Michael Rother präsentiert Musik von Neu!, Harmonia und ausgewählte Solo-Stücke: Auch wenn der Genre-Begriff ein schwammiger und unscharfer ist, wie das solche Schubladen-Etikettierungen eben an sich haben, ist Michael Rother einer der wichtigsten Agenten dieser Musik, die man gemeinhin "Krautrock" nennt. Mit seinem Partner Klaus Dinger an den Drums hat der Gitarrist Rother in den Siebzigern in der wegweisenden Gruppe NEU! vorgemacht, wie spannend und schwindlig machend Monotonie in der Rockmusik klingen kann, gemeinsam mit Dieter Moebius und Hans-Joachim Roedelius hat er sich unter dem Namen Harmonia schon früh dem elektronischen Summen des Kosmos gewidmet. Michael Rother hat in seiner langen Karriere schon so einige Blaupausen für etliche nachfolgende Bands gezeichnet.

Auch Geoff Barrow ist ein Freund des Krautrock. Der Mann mit den vielen Interessen und Einsatzgebieten, den man wohl auf ewig für seine Gruppe Portishead kennen wird, ist in Krems mit zwei Projekten am Start: Unter dem Namen Drokk entwirft er mit Partner Ben Salisbury elektronische, nachtschwarze Soundtracks für einsame Autofahrten über die Highways der Zukunft, mit dem Trio Beak> wildert er zwischen Psychedelik, Noise, verschleppten Beats und Kraut im Ungewissen.

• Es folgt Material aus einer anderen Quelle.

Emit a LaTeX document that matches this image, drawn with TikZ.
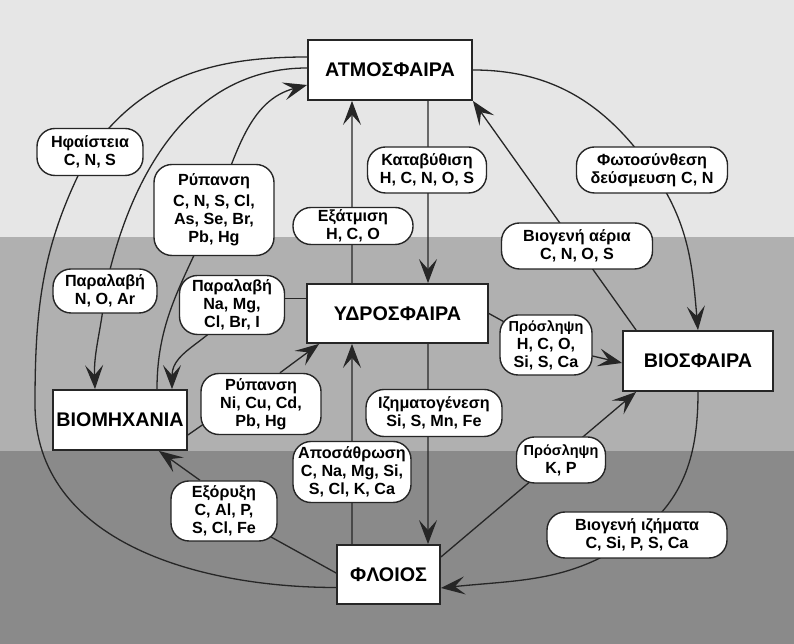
\documentclass[tikz,border=0pt]{standalone}
\usepackage{fontspec}
\setmainfont{Liberation Sans}
\usetikzlibrary{arrows.meta}
\pgfdeclarelayer{bands}
\pgfdeclarelayer{edges}
\pgfsetlayers{bands,edges,main}
\definecolor{bandA}{HTML}{E6E6E6}
\definecolor{bandB}{HTML}{B0B0B0}
\definecolor{bandC}{HTML}{8A8A8A}
\definecolor{ink}{HTML}{262626}
\begin{document}
\begin{tikzpicture}[x=1bp,y=1bp,
  sphere/.style={draw=ink, line width=1.8bp, fill=white, inner sep=0pt, font=\fontsize{19.8}{24}\selectfont\bfseries},
  lab/.style 2 args={draw=ink, line width=1.4bp, fill=white, rounded corners=18bp, inner sep=0pt, minimum width=#1, minimum height=#2, align=center, font=\fontsize{16.2}{18}\selectfont\bfseries},
  conn/.style={draw=ink, line width=1.3bp},
  arr/.style={conn, -{Stealth[length=24bp,width=18bp,inset=10bp]}}
]
\useasboundingbox (0,0) rectangle (794,644);
\begin{pgfonlayer}{bands}
\fill[bandA] (0,407) rectangle (794,644);
\fill[bandB] (0,193) rectangle (794,407);
\fill[bandC] (0,0) rectangle (794,193);
\end{pgfonlayer}

% spheres
\node[sphere, minimum width=164bp, minimum height=60bp] (atm) at (390,574) {ΑΤΜΟΣΦΑΙΡΑ};
\node[sphere, minimum width=181bp, minimum height=59bp] (ydr) at (397.5,330.5) {ΥΔΡΟΣΦΑΙΡΑ};
\node[sphere, minimum width=150bp, minimum height=60bp] (bio) at (698,283) {ΒΙΟΣΦΑΙΡΑ};
\node[sphere, minimum width=134bp, minimum height=60bp] (bmx) at (120,224) {ΒΙΟΜΗΧΑΝΙΑ};
\node[sphere, minimum width=103bp, minimum height=59bp] (flo) at (388.5,69.5) {ΦΛΟΙΟΣ};

% labels
\node[lab={106bp}{47bp}] (hfa) at (90,492) {Ηφαίστεια\\C, N, S};
\node[lab={120bp}{91bp}] (ryp1) at (214,434) {Ρύπανση\\[3bp]C, N, S, Cl,\\As, Se, Br,\\Pb, Hg};
\node[lab={120bp}{37bp}] (exa) at (353,418) {Εξάτμιση\\H, C, O};
\node[lab={119bp}{46bp}] (kat) at (427,474) {Καταβύθιση\\H, C, N, O, S};
\node[lab={151bp}{46bp}] (fot) at (652,474) {Φωτοσύνθεση\\δεύσμευση\hspace{5bp}C, N};
\node[lab={151bp}{46bp}] (bga) at (577,398) {Βιογενή αέρια\\C, N, O, S};
\node[lab={104bp}{44bp}] (par1) at (105,353) {Παραλαβή\\N, O, Ar};
\node[lab={105bp}{59bp}] (par2) at (232,339) {Παραλαβή\\Na, Mg,\\Cl, Br, I};
\node[lab={92bp}{60bp}] (pro1) at (546,299) {{\fontsize{14.5}{18}\selectfont Πρόσληψη}\\H, C, O,\\Si, S, Ca};
\node[lab={120bp}{61bp}] (ryp2) at (261,240) {Ρύπανση\\Ni, Cu, Cd,\\Pb, Hg};
\node[lab={136bp}{47bp}] (izh) at (434,231) {Ιζηματογένεση\\Si, S, Mn, Fe};
\node[lab={118bp}{61bp}] (apo) at (352,172) {Αποσάθρωση\\C, Na, Mg, Si,\\S, Cl, K, Ca};
\node[lab={89bp}{46bp}] (pro2) at (561,184) {{\fontsize{14.5}{18}\selectfont Πρόσληψη}\\K, P};
\node[lab={106bp}{60bp}] (exo) at (224,133) {Εξόρυξη\\C, Al, P,\\S, Cl, Fe};
\node[lab={180bp}{46bp}] (bgi) at (637,109) {Βιογενή ιζήματα\\C, Si, P, S, Ca};

\coordinate (hbend) at (35,240);

\begin{pgfonlayer}{edges}
% atmosphere <-> hydrosphere
\draw[arr] ([xshift=38bp]atm.south) -- ([xshift=30.5bp]ydr.north);
\draw[arr] ([xshift=-45.5bp]ydr.north) -- ([xshift=-38bp]atm.south);
% biogenic gases
\draw[arr] ([xshift=14bp]bio.north west) -- (atm.south east);
% photosynthesis
\draw[arr] (atm.east) to[out=0,in=125] (fot.center) to[out=-55,in=95] (bio.north);
% volcanoes
\draw[conn] ([yshift=-13bp]flo.west) to[out=180,in=-90] (hbend) to[out=90,in=-118] (hfa.center) to[out=55,in=180] ([yshift=13bp]atm.west);
% uptake N, O, Ar
\draw[arr] ([yshift=2bp]atm.west) to[out=180,in=78] (par1.center) to[out=-95,in=92] ([xshift=-25bp]bmx.north);
% pollution to atmosphere
\draw[arr] ([xshift=37bp]bmx.north) to[out=90,in=-112] (ryp1.center) to[out=68,in=195] ([yshift=-15bp]atm.west);
% uptake Na, Mg
\draw[conn] ([yshift=15bp]ydr.west) -- ([yshift=15bp]ydr.west -| par2.east);
\draw[arr] (par2.center) to[out=-115,in=90] ([xshift=52bp]bmx.north);
% pollution to hydrosphere
\draw[conn] ([yshift=-15bp]bmx.east) -- ([xshift=-40bp,yshift=-8bp]ryp2.center);
\draw[arr] ([xshift=19bp]ryp2.north) -- ([xshift=13bp]ydr.south west);
% weathering and sedimentation
\draw[arr] ([xshift=-36.5bp]flo.north) -- ([xshift=-45.5bp]ydr.south);
\draw[arr] ([xshift=30.5bp]ydr.south) -- ([xshift=39.5bp]flo.north);
% uptake H, C, O
\draw[conn] (ydr.east) -- (pro1.center);
\draw[arr] (pro1.center) -- ([yshift=-2bp]bio.west);
% uptake K, P
\draw[arr] ([yshift=17.5bp]flo.east) -- ([xshift=14bp]bio.south west);
% biogenic sediments
\draw[arr] (bio.south) to[out=-90,in=37] (bgi.center) to[out=-143,in=6] ([yshift=-13.5bp]flo.east);
% mining
\draw[conn] ([yshift=1.5bp]flo.west) -- (exo.center);
\draw[arr] ([xshift=-24bp]exo.north) -- ([xshift=-29bp]bmx.south east);
\end{pgfonlayer}
\end{tikzpicture}
\end{document}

Laurel Halo ist eine der wichtigsten und interessantesten Produzentinnen und - im Wortsinne - Stimmen der Gegenwart. Ihr 2012 erschienenes Debüt-Album "Quarantine" war ein Album des Jahres. Auf drei EPs hat sich die ursprünglich aus Ann Arbor, Michigan stammende Musikerin zunächst mit dem Dancefloor aus einem anderen Universum auseinandergesetzt und wahnwitzig stolpernde Beats und komisch ineinanderfließende Soundscapes gebaut, ihr erster Longplayer war dann hingegen eine allen Kategorien entrückte Übung in Minimalismus, Abstraktion und außerweltlichem Pop. Komplett absurde, teils nur schwer zu ertragende und ganz und gar herrliche Musik. Wie man so hört, bleibt Laurel Halo aber nie lange auf einem Fleck und interessiert sich auch bei Live-Performances kaum für das Nachstellen von bekanntem Material. Beim Donaufestival ist sie klangtechnisch dann vermutlich schon im Überübermorgen.

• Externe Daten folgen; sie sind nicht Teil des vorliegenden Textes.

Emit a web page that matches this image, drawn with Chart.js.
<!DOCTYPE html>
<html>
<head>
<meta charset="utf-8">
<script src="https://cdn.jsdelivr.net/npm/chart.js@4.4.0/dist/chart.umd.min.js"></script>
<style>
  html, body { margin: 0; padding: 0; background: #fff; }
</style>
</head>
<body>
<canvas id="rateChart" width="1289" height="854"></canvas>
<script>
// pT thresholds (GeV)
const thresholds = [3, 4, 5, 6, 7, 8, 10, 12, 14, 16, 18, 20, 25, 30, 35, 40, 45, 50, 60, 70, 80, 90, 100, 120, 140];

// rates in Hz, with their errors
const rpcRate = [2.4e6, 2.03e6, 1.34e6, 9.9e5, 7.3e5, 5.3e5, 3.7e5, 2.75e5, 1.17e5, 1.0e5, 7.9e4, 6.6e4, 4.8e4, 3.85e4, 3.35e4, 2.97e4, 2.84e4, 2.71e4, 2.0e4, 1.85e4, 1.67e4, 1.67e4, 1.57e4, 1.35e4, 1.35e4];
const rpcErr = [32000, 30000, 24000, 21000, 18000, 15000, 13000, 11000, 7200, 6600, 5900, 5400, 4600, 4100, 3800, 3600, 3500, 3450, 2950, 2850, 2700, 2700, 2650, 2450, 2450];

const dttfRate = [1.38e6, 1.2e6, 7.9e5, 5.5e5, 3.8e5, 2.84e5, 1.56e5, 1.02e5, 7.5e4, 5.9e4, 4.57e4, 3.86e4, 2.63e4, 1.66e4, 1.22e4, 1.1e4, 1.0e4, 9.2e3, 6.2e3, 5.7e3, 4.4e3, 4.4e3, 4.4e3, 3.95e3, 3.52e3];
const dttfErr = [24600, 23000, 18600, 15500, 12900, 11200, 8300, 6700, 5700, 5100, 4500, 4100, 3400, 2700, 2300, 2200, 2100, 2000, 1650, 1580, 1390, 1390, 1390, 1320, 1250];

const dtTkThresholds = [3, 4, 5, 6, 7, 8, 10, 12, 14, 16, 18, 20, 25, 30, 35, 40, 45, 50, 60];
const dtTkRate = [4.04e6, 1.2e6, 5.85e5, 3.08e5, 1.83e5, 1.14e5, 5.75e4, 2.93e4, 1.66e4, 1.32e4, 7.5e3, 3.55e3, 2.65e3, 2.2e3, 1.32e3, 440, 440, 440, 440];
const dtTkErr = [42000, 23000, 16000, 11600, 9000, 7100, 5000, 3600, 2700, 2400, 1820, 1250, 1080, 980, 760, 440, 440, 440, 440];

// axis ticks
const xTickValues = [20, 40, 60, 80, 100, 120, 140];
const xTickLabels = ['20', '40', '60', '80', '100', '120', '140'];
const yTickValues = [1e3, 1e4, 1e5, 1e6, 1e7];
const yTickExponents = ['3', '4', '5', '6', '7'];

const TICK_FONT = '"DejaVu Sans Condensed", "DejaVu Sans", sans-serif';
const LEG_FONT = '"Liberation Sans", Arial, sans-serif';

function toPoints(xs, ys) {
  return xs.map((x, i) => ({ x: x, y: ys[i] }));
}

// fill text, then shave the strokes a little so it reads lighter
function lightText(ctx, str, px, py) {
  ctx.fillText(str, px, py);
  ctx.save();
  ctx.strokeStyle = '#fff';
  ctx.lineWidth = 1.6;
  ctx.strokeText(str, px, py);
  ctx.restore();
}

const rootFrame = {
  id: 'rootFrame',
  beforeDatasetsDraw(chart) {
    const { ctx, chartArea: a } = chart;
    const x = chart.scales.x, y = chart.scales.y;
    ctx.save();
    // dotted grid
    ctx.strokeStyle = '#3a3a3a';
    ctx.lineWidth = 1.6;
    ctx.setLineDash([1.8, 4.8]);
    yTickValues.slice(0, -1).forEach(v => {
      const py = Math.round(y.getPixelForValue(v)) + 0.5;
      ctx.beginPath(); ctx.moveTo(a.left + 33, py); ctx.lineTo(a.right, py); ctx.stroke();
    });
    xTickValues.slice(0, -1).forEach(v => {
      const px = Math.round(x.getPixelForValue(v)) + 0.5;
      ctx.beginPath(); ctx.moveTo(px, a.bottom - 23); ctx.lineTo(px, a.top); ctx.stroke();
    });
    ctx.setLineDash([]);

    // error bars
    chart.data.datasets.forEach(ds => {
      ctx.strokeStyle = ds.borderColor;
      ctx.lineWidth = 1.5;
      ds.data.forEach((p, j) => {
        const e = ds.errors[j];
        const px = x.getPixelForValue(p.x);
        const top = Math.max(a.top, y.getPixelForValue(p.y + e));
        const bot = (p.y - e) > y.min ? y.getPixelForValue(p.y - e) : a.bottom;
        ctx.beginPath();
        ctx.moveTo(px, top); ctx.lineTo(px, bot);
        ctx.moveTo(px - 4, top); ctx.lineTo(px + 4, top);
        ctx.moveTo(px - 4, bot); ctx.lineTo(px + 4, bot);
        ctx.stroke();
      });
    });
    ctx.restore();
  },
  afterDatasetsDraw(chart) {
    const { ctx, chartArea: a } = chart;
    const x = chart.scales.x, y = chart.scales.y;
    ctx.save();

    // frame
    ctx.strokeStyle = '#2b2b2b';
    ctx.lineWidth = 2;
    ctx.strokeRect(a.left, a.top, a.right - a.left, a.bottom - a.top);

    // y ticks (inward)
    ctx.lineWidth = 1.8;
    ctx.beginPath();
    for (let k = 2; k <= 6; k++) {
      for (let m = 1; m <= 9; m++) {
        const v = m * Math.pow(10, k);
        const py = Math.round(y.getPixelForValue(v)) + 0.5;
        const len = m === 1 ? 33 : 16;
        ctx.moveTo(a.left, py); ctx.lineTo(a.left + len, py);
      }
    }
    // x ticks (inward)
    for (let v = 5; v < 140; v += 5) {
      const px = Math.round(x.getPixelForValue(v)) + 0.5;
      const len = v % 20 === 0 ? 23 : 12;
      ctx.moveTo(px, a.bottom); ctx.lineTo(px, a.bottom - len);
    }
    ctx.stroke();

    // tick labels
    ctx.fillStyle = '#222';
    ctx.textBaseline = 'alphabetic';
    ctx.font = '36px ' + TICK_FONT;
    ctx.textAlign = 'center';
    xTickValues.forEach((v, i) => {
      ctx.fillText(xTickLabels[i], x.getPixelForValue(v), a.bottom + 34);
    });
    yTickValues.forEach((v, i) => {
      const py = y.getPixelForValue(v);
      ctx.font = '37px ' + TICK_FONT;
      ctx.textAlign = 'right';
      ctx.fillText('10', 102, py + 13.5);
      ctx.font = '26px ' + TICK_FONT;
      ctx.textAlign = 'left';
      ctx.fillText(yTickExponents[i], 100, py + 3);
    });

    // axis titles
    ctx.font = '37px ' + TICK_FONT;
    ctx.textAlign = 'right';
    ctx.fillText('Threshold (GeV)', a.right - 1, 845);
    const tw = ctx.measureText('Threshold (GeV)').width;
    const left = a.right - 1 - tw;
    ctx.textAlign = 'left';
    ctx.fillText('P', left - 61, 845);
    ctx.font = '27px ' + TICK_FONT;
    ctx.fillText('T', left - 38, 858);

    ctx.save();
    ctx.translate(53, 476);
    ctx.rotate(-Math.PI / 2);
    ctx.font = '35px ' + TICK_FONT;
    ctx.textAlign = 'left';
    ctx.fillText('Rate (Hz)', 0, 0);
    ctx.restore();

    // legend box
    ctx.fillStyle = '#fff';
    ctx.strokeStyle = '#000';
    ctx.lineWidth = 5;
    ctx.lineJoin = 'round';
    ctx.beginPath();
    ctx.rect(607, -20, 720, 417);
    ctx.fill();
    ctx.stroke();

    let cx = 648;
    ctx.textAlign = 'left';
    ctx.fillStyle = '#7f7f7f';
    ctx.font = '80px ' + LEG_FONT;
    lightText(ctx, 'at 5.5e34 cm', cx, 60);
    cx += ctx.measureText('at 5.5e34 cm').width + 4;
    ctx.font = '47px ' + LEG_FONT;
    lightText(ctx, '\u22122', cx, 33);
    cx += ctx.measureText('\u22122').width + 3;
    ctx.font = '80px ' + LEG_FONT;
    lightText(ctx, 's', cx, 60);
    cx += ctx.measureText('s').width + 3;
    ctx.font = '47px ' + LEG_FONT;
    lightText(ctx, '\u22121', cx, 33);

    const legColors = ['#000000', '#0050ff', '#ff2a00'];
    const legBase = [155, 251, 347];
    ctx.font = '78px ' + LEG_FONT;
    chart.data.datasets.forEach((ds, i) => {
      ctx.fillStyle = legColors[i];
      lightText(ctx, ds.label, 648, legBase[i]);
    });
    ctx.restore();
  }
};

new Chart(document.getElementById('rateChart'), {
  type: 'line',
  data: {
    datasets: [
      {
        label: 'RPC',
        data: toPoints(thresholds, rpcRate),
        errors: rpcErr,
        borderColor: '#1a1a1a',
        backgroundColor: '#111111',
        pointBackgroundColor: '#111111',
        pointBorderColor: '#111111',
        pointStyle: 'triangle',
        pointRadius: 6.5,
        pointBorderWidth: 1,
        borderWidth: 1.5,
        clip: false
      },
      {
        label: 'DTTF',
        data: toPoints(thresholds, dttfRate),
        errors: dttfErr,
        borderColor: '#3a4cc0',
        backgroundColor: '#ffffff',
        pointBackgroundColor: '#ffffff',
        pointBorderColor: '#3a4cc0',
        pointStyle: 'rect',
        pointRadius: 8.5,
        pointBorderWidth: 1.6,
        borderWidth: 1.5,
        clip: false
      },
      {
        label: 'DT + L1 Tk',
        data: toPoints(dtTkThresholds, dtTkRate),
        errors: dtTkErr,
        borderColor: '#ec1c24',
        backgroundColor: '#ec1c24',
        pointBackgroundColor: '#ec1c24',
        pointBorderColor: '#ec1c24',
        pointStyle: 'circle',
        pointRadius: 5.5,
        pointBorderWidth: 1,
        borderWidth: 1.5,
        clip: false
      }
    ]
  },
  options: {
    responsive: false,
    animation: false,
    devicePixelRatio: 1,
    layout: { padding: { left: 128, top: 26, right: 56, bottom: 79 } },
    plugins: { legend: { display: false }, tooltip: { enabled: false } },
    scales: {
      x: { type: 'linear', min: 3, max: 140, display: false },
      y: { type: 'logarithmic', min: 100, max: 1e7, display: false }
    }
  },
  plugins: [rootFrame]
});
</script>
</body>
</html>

Zwei der heißesten und am hippsten abgefeierten Labels der letzten zwei, drei Jahre sind beim Donaufestival mit Showcases vertreten: Tri Angle Records galt und gilt ein bisschen immer noch - auch wenn das freilich die Macher und beteiligten Musiker nicht so gerne hören wollen - als Schaltzentrale des Witch House. Will heißen: Zeitlupen-Beats, Bruchstücke von HipHop und R’n’B in besonders zähflüssigen Sirup getaucht, spukhaft verpitchte Vocal-Samples, Atmosphäre in Schwarz-Grau. Tri Angle schickt vier Acts nach Krems: Evian Christ, oOoOO, The Haxan Cloak (mit hervorragendem neuen Album im Gepäck) und WIFE.

Zu Recht hat sich das Berliner Label PAN Records letztes Jahr in nicht wenigen Blogs in den entsprechenden Jahresbestenlisten ganz vorne im Ranking wieder gefunden. PAN bewegt sich atemberaubend in den Grauzonen zwischen Elektronik-Avantgarde, Drone, kaltem Ambient und Dancefloor für besonders talentierte Tänzer. Beim Donaufestival beschallen 4 Live-Acts von PAN (Lee Gamble, Helm, NHK’Koyxen, SND) und Label-Boss Bill Kouligas mit einem DJ-Set schon ab dem frühen Nachmittag die Minoritenkirche. Nicht versäumen.